Las huelgas en Grecia han interrumpido el suministro de electricidad en muchas ciudades, y se prevé que el gobierno se declare incapaz de pagar la deuda, lo cual sumirá a Europa en una incertidumbre creciente y arrojará dudas sobre el futuro del euro. Las repercusiones podrían poner en peligro la viabilidad de los bancos estadounidenses. Masas de manifestantes que arrojan piedras y protestan contra unas medidas de austeridad cada vez más estrictas han empezado a saquear las tiendas en Atenas…

Parecían noticias de otro planeta, un planeta oscuro y caótico, no este lugar deslumbrante de gente menuda y amable que sonreía a la sombra de los matorrales, mientras las mujeres desenterraban más raíces con sus palos y una de ellas se reclinaba en un trozo de semisombra para amamantar a su bebé satisfecho.

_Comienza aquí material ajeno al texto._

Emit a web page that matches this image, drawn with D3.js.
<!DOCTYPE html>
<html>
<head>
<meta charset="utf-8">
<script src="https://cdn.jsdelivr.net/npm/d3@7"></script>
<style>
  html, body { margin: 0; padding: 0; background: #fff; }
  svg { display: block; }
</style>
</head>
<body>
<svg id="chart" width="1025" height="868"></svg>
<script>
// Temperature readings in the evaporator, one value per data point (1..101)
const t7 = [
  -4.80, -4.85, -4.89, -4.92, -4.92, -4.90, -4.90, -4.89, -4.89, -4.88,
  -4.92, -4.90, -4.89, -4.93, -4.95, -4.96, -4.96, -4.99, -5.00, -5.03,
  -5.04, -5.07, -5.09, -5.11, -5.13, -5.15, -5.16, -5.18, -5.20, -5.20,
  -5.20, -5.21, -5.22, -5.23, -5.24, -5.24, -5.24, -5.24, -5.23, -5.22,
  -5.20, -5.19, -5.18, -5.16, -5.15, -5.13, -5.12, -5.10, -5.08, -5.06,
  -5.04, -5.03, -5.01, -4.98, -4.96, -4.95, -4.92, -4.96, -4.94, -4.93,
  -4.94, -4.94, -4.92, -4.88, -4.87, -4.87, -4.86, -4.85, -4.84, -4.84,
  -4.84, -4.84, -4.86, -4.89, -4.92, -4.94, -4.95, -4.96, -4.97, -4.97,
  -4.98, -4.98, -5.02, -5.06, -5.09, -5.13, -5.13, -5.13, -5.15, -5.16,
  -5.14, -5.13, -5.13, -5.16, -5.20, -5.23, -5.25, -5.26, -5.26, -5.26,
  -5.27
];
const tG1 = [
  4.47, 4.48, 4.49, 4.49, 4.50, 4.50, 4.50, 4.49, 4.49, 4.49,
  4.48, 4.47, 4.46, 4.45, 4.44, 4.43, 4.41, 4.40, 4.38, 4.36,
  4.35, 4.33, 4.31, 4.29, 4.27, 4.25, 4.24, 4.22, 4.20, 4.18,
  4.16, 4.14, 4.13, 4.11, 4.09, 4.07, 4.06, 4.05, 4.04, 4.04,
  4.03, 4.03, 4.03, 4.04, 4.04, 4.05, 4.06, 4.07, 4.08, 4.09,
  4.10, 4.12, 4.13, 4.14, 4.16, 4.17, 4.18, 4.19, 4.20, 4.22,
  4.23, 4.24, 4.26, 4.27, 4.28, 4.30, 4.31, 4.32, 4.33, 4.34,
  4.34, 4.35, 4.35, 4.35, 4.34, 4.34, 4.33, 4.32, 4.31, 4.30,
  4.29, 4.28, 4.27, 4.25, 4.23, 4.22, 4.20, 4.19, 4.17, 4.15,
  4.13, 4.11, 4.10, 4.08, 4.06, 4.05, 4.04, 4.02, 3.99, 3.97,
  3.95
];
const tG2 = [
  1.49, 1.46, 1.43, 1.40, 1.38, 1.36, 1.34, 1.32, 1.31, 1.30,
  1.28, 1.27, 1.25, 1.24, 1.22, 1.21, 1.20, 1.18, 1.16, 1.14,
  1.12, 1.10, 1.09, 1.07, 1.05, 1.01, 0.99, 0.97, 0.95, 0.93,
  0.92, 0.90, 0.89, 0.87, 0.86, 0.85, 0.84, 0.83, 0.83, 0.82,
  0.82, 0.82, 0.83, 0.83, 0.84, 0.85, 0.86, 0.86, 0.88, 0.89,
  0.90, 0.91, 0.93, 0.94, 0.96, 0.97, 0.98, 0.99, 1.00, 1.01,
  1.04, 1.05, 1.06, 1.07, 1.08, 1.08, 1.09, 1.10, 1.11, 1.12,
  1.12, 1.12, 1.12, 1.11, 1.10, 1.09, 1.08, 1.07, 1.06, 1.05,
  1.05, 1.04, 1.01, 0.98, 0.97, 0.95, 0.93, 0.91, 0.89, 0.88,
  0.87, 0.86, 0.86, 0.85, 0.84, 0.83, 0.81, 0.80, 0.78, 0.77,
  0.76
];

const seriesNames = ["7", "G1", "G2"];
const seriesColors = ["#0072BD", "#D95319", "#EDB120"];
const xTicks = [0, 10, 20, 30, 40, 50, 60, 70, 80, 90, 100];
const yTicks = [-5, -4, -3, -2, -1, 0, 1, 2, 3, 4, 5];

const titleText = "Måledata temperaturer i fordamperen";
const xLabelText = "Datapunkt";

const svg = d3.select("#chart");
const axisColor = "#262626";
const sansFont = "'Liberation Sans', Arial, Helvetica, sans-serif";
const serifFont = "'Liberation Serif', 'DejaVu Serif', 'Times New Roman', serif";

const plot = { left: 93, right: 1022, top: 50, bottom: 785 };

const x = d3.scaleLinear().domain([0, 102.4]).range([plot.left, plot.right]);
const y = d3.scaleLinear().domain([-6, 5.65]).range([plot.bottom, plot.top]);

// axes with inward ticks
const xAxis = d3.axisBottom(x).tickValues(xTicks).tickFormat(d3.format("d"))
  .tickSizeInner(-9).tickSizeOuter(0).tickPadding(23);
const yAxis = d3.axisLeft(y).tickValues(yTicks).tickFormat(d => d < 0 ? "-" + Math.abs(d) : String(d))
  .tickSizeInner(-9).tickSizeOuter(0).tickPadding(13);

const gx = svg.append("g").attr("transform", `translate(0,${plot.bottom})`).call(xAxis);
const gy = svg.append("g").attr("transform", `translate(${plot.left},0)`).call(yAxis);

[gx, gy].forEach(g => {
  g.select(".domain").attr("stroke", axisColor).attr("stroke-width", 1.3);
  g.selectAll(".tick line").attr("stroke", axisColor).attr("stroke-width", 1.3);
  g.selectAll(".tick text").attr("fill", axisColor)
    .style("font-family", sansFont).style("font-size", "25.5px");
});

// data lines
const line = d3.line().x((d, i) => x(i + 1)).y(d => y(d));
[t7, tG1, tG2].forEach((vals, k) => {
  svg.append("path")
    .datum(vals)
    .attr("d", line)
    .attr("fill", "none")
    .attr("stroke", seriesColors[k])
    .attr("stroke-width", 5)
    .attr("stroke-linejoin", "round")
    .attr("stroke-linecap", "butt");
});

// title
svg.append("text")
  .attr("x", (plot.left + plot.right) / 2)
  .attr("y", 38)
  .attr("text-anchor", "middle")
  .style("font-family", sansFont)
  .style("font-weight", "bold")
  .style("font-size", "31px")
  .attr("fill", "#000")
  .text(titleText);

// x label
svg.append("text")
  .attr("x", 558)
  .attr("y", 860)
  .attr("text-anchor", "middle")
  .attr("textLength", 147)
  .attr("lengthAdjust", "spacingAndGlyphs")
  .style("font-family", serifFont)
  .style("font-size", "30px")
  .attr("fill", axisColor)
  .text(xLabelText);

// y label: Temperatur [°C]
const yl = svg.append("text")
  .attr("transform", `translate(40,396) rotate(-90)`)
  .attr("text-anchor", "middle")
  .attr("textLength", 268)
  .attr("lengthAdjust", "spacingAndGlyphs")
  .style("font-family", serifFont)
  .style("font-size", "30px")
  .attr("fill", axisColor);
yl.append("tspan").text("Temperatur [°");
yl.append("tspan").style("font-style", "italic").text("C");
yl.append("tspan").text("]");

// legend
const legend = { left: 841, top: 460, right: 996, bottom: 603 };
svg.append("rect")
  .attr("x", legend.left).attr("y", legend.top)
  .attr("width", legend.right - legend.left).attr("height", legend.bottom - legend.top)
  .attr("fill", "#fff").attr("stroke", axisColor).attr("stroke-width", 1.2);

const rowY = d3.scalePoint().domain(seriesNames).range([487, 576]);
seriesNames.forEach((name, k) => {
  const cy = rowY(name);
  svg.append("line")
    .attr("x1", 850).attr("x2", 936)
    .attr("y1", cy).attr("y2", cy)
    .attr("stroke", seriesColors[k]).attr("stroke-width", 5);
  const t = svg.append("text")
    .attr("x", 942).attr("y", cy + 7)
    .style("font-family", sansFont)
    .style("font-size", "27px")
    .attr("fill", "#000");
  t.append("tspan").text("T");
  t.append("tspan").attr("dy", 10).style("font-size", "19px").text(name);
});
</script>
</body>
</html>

Se habían ahorrado las confusas y extrañamente órficas metáforas de la crisis del mercado. —La crisis de las hipotecas basura no era más que la punta del iceberg de una crisis económica, y Los préstamos no han podido detener la caída de los precios de las acciones, y Las pérdidas de los gobiernos regionales en España aumentaron un 22 por ciento, hasta alcanzar casi los 18 000 millones de dólares, y La economía de la ciudad de Nueva York afronta el peligro de sufrir graves consecuencias de la crisis de la deuda en Europa, porque sus bancos poseen más de un billón de dólares en activos— y la irónica aceptación de que el dinero no era más que papel de colores arrugado, no muy distinto al envoltorio de un caramelo, y el mercado, poco más que un casino. Por décimo día consecutivo… El pánico, la indignación, la impotencia de la gente atrapada en ciudades anquilosadas, como monos en una jaula. Si Grecia declara el impago de su deuda, caerá en una espiral de muerte.

Con el chisporroteo del fuego de fondo, se repartieron más raíces.

—Mire, señor Bawl…

Un hombre acurrucado, con una cuerda hecha de lianas separadas y retorcidas, había fabricado un cepo, lo había fijado a una rama doblada y, marcando con cuidado el paso con los dedos sobre la arena, me mostró cómo la trampa iba a capturar las torpes patas de algún ave incauta, una pintada quizá —había muchas—, que desplumarían y asarían en la hoguera. Me indicaron cuáles eran las plantas venenosas y hablaron de los escarabajos que aplastaban y aplicaban a las puntas de sus flechas para convertirlas en armas letales, las hojas que empleaban para aliviarse el estómago, las ramas para purificar una herida y para calmar un sarpullido.